Хромой влетел в пещеру, и остановился, тяжело дыша. В очаге весело полыхал огромный костер, а Кошка сидела на ложе и занималась вчерашним горшком: возила внутри рукой, а потом старательно облизывала ладошку. Хромой перевел дыхание:
— Кошка! Когда зажигала очаг, камни были теплыми?
Кошка подняла перепачканное сажей и жиром лицо:
— Откуда мне знать? — она глянула на пустые руки Хромого, разочарованно вздохнула. — Иди поймай кого-нибудь, есть хочу!

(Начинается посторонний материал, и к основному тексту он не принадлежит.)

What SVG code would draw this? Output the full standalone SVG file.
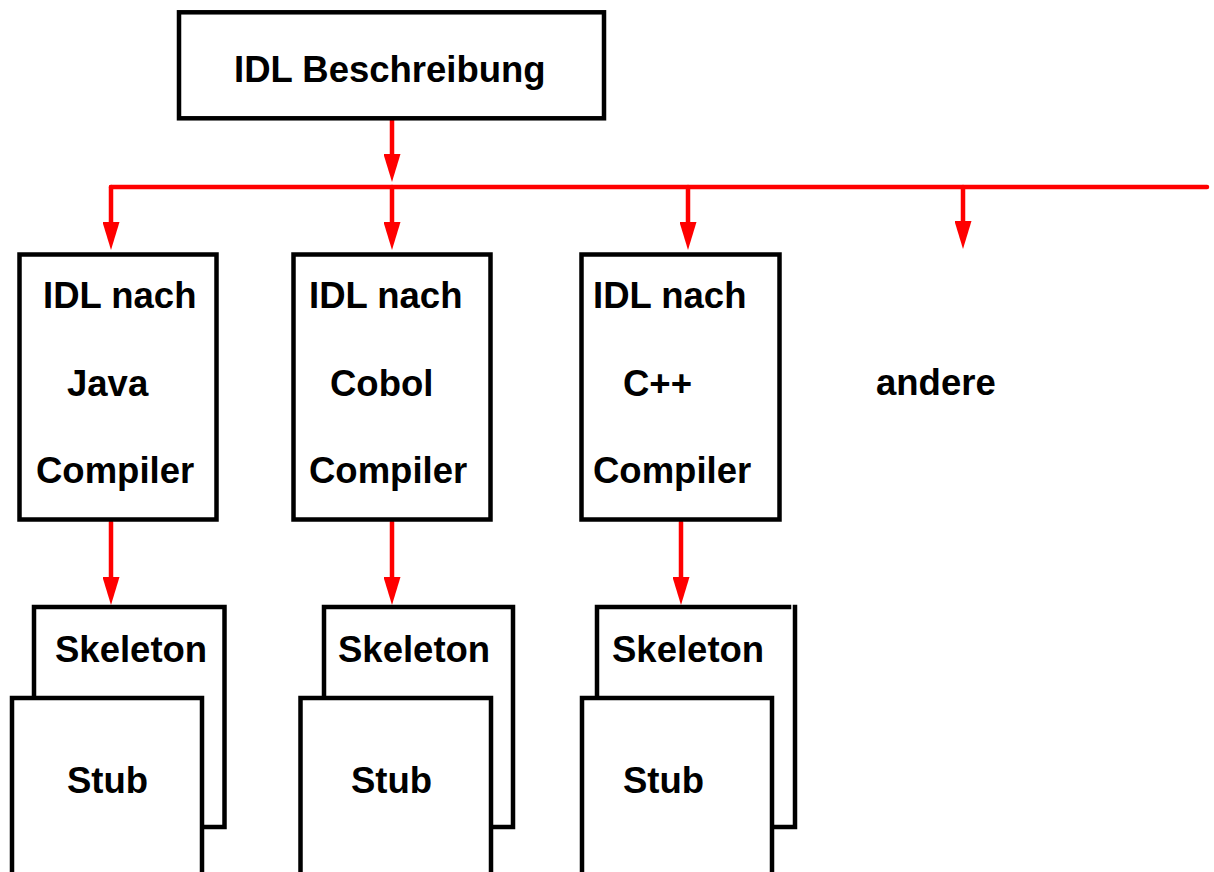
<svg xmlns="http://www.w3.org/2000/svg" width="1214" height="872" viewBox="0 0 1214 872">
<style>
.box{fill:#fff;stroke:#000;stroke-width:4.5}
.edge{fill:none;stroke:#000;stroke-width:4.5;stroke-linecap:square}
.t{font-family:"Liberation Sans",Arial,sans-serif;font-weight:bold;font-size:36.5px;fill:#000}
.c{fill:none;stroke:#ff0000;stroke-width:4.5;stroke-linecap:round}
</style>
<defs>
<marker id="ah" viewBox="0 0 28 17" refX="2" refY="8.5" markerWidth="28" markerHeight="17" markerUnits="userSpaceOnUse" orient="auto">
<path d="M0,0 L28,8.5 L0,17 Z" fill="#ff0000"/>
</marker>
</defs>
<rect width="1214" height="872" fill="#fff"/>
<g id="connectors">
<path class="c" d="M392,120 V156" marker-end="url(#ah)"/>
<path class="c" d="M111,187 H1207"/>
<path class="c" d="M111,187 V224" marker-end="url(#ah)"/>
<path class="c" d="M392,187 V224" marker-end="url(#ah)"/>
<path class="c" d="M688,187 V224" marker-end="url(#ah)"/>
<path class="c" d="M963,187 V223" marker-end="url(#ah)"/>
<path class="c" d="M111,522 V579" marker-end="url(#ah)"/>
<path class="c" d="M392,522 V579" marker-end="url(#ah)"/>
<path class="c" d="M681,522 V579" marker-end="url(#ah)"/>
</g>
<g id="idl">
<rect class="box" x="179" y="12.3" width="425" height="106"/>
<text class="t" x="234" y="82">IDL Beschreibung</text>
</g>
<g id="java">
<rect class="box" x="19.5" y="254.5" width="197" height="265"/>
<text class="t" x="43" y="308">IDL nach</text>
<text class="t" x="67" y="396">Java</text>
<text class="t" x="36" y="483">Compiler</text>
</g>
<g id="cobol">
<rect class="box" x="293.5" y="254.5" width="197" height="265"/>
<text class="t" x="309" y="308">IDL nach</text>
<text class="t" x="330" y="396">Cobol</text>
<text class="t" x="309" y="483">Compiler</text>
</g>
<g id="cpp">
<rect class="box" x="581.5" y="254.5" width="198" height="265"/>
<text class="t" x="593" y="308">IDL nach</text>
<text class="t" x="623" y="396">C++</text>
<text class="t" x="593" y="483">Compiler</text>
</g>
<g id="andere">
<text class="t" x="876" y="395">andere</text>
</g>
<g id="java-skeleton">
<rect class="box" x="34" y="607" width="190.5" height="220"/>
<text class="t" x="55" y="662">Skeleton</text>
</g>
<g id="java-stub">
<rect class="box" x="12" y="698" width="190" height="182"/>
<text class="t" x="67" y="793">Stub</text>
</g>
<g id="cobol-skeleton">
<rect class="box" x="324" y="607" width="189" height="220"/>
<text class="t" x="338" y="662">Skeleton</text>
</g>
<g id="cobol-stub">
<rect class="box" x="300.5" y="698" width="190.5" height="182"/>
<text class="t" x="351" y="793">Stub</text>
</g>
<g id="cpp-skeleton">
<rect x="597" y="607" width="198" height="220" fill="#fff"/>
<path class="edge" d="M597,698 V607 H789"/>
<path class="edge" d="M795,607 V827 H772"/>
<text class="t" x="612" y="662">Skeleton</text>
</g>
<g id="cpp-stub">
<rect class="box" x="582" y="698" width="190" height="182"/>
<text class="t" x="623" y="793">Stub</text>
</g>
</svg>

Она смотрела на Виктора снизу вверх, эта женщина в белом халате. Хрупкая, маленькая женщина. Девочка, да и только. И голосок у нее чистый, звонкий, детский:
— Вы его родственник?
— Нет, — это «нет» получилось таким сиплым, невнятным, что Виктору пришлось повторить. — Нет. Друг.
— Очень жаль. Мы даем справки о здоровье больных только близким родственникам.
Она отвернулась, сделала шаг туда, к сверкающей белоснежной чистотой двери с траурно черной табличкой, извещающей о пребывании за этой самой дверью какого-то медицинского светила. Несколько секунд Виктор слушал звонкое щелканье каблучков по скользкому кафелю, потом догнал их обладательницу и бесцеремонно схватил за рукав:
— Если вы хотите точно следовать духу и букве закона, можете считать меня его родственником. Я жених его сестры.
— Ах, вот как... — в ее прозрачно-голубых глазах что-то изменилось.
— Поймите, я должен знать, — Виктор старался быть как можно более убедительным. — Вы ведь, вопреки вашему заявлению о близких родственниках, даже матери его так ничего и не сказали.
— Да, теперь я понимаю вас. Вы действительно должны знать, — она доверительно взяла Виктора под руку. — Только помните: я вам ничего не говорила. У него... Как вам объяснить? Это полный распад личности. Необратимый, стремительно прогрессирующий. Неизлечимый. И тяжелейшее нервное истощение вдобавок. Ему осталось жить несколько дней, не больше. Эдуард Львович, — почтительный кивок в сторону двери, — Эдуард Львович предполагает, что это наследственное. Так что, я бы посоветовала вам воздержаться от этого брака.